Get the official line-skipping tool

A fairly new and controversial addition, the replacement for the once-free FastPass service is proving essential (if pricey) to knock out the rides you want during a visit.

There are two elements: Genie Plus lets guests pay a daily fee to reserve expedited access to many rides. Individual Lightning Lanes charge a separate fee for quicker access to the most popular rides. Prices for both went up last month.

At Disneyland Resort in California, Genie Plus now starts at $25, up from $20. In October, the price started at $15 but could be as much as $22, depending on demand; previously, it was always $15.

“For as complicated as it is and for as costly as it is, it’s still worth it to use it,” Brown said. “You can get on some super-popular rides.”

He said guests should turn to someone who is familiar with the system — a travel agent or a friend with experience — to help them make the most of it, because it has changed so frequently.

10

Splurge on after-hours events

Some parks on certain nights offer separate ticketed events for night owls, with part of the appeal being “lower wait times,” according to the parks. In 2023, Disney’s Hollywood Studios and Magic Kingdom are selling tickets for dates early in the year at prices that rival a full day’s admission.

“That is an enormous time saver,” said Jeffrey Merola, a Walt Disney World guidebook author and owner of Mouse Vacation Planning. “Disney limits how many tickets they sell. You could literally end up near the front of the line, [with] very minimal waits.”

Disneyland After Dark event dates have not been announced for next year.

11

Stay in a Disney-approved hotel

Merola recommends staying on-site, which gives guests entry into parks 30 minutes before the rest of the crowds. Of course, that means tip No. 1 — set the alarm early and show up before the gates open — still applies.

Visitors in Florida should check to see whether their hotel offers the perk; Brown said some properties that aren’t official Disney resorts still get early access.

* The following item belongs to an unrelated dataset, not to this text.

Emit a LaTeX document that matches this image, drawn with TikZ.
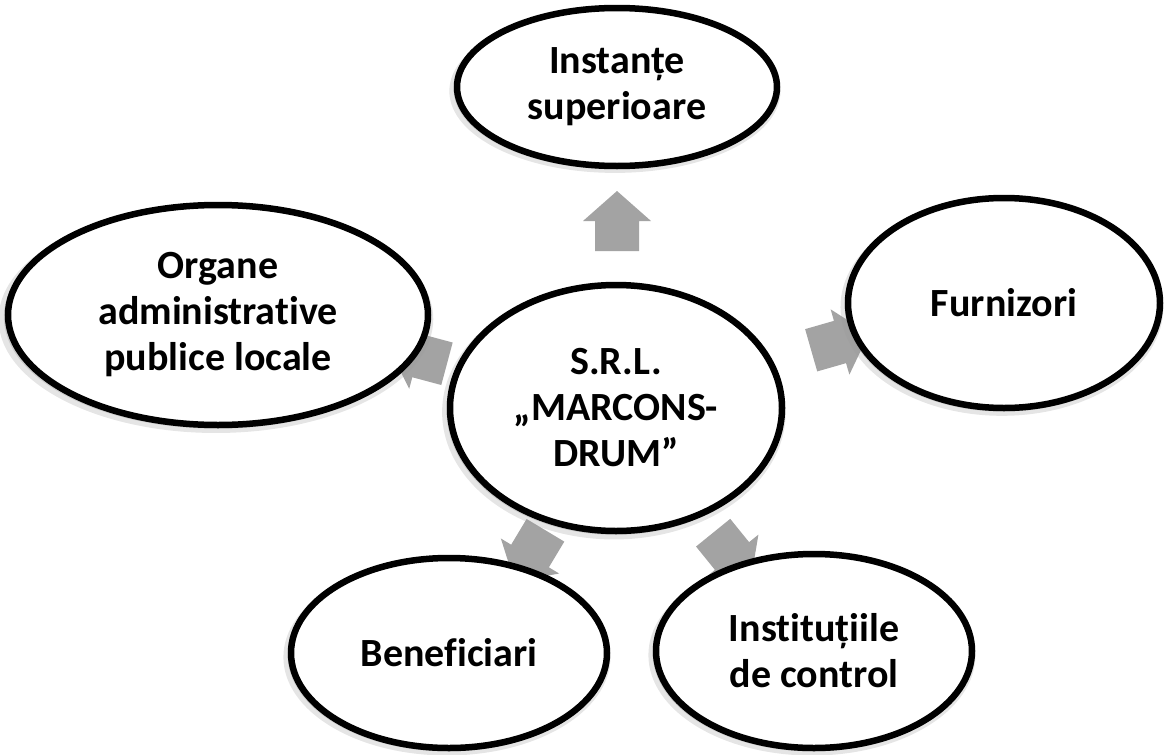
\documentclass[tikz,border=0pt]{standalone}
\usepackage{fontspec}
\setmainfont{Carlito}[Ligatures=NoCommon]
\usetikzlibrary{shapes.geometric,shadows}
\tikzset{
  ell/.style={ellipse, draw=black, line width=6.5pt, fill=white, inner sep=0pt,
    align=center, font=\fontsize{40}{46}\selectfont\bfseries,
    general shadow={shadow scale=1.035, shadow xshift=-2pt, shadow yshift=-4pt, fill=black!40, opacity=0.25},
    general shadow={shadow scale=1.015, shadow xshift=-1pt, shadow yshift=-2pt, fill=black!40, opacity=0.35}},
  arrowfill/.style={fill=black!36}
}
\begin{document}
\begin{tikzpicture}[x=1pt,y=-1pt]
\useasboundingbox (0,0) rectangle (1165,755);
% block arrows (behind ellipses)
\foreach \px/\py/\ang in {617/221/90, 418/356/165, 840/342/16, 530/556/-121, 732/556/-51}{
  \begin{scope}[shift={(\px,\py)}, rotate=\ang]
    \fill[arrowfill] (-30,-22) -- (0,-22) -- (0,-34) -- (30,0) -- (0,34) -- (0,22) -- (-30,22) -- cycle;
  \end{scope}
}
% ellipses
\node[ell, minimum width=320pt, minimum height=158pt] (top) at (617,87) {Instanțe\\superioare};
\node[ell, minimum width=420pt, minimum height=220pt] (left) at (218,315) {Organe\\administrative\\publice locale};
\node[ell, minimum width=312pt, minimum height=210pt] (right) at (1004,303) {Furnizori};
\node[ell, minimum width=316pt, minimum height=190pt] (bl) at (449,653) {Beneficiari};
\node[ell, minimum width=316pt, minimum height=194pt] (br) at (814,651) {Instituțiile\\de control};
\node[ell, minimum width=332pt, minimum height=246pt] (c) at (616,408) {S.R.L.\\„MARCONS-\\DRUM”};
\end{tikzpicture}
\end{document}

Guests at certain deluxe hotels in Florida can also take advantage of extended night hours on certain dates.

12

Pay (a lot) for VIP treatment

This is the nuclear line-skipping option, the granddaddy of them all — and it doesn’t come cheap.

Private VIP tours for up to 10 people buys access to a guide, a customized itinerary and “the ability to enjoy some of your favorite attractions efficiently,” according to the Walt Disney World description. In Florida, the cost ranges from $450 to $900 per hour for a minimum of seven hours.

At Disneyland, the price starts at a total of $3,500, also with a seven-hour minimum.

One big catch: Visitors still need to pay for admission separately.

Merola said he has done a tour, though Disney paid for it: “You do a ton,” he said. “Very little waiting.”